Our Neighbourhood

A scenic 3½ hours drive north of Brisbane, hervey bay is an easily accessible holiday destination. Hervey Bay has a subtropical climate with temperatures averaging around 30°c in summer and 22°c in winter. With a current population of approximately 63,000 residents, forecasts predict the population of hervey bay will increase to 102,000 by 2026.

Hervey Bay began as a dispersed community spread over numerous small, seaside villages. As the area grew, these communities amalgamated and became suburbs of the new city. The current city includes Dundowran, Dundowran Beach, Eli Waters, Kawungan, Nikenbah, Pialba, Point Vernon, Scarness, Takura, Torquay, Urangan, Urraween, Walligan and Wondunna. Townships outside the Hervey Bay city limits include: Booral, Burrum Heads, Craignish, River Heads, and Toogoom.

The city is served by the Hervey Bay Airport, with direct flights from Brisbane and Sydney. Hervey Bay can also be accessed by the high-speed tilt train, which has connections from Maryborough.

Hervey bay has 14 schools, including 6 state primary schools & 2 state high schools plus 5 private schools and a state government special school. Tertiary education is also catered for with two higher education institutes, a campus of the University of Southern Queensland and the wide Bay Institute of TAFE.

Shopping in Hervey Hay is a breeze with several shopping precincts, including the newly extended & refurbished Stocklands hervey bay which is located in the suburb of urraween. There is also pialba place shopping centre and urangan central shopping centre, plus an abundance of shops, cafes and restaurants all along the esplanade.

Hervey Bay is one of Queensland’s best natural holiday destinations offering unparalleled encounters with the whales as well as easy access to world heritage listed fraser island and lady Elliott Island.
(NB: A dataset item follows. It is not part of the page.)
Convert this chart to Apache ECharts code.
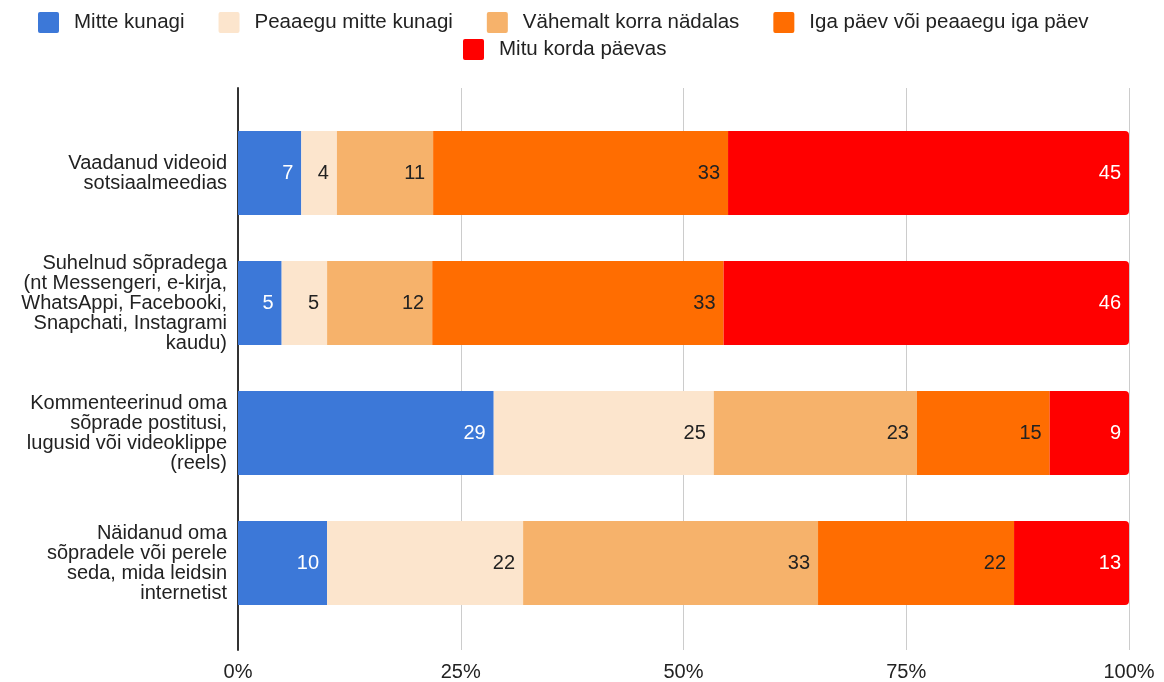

Known as the whale watching capital of Australia, humpback whales migrate along the coast between April and October every year. Research suggests that the bay is an important social hub for humpback whales. A resting place for mum’s and calves, as they come to rest and build up energy for their long travels back to Antarctica, while the adults come to play and socialise. The whales are known to be very relaxed in the company of the whale watching vessels which make for a wonderful opportunity to observe these natural beauties.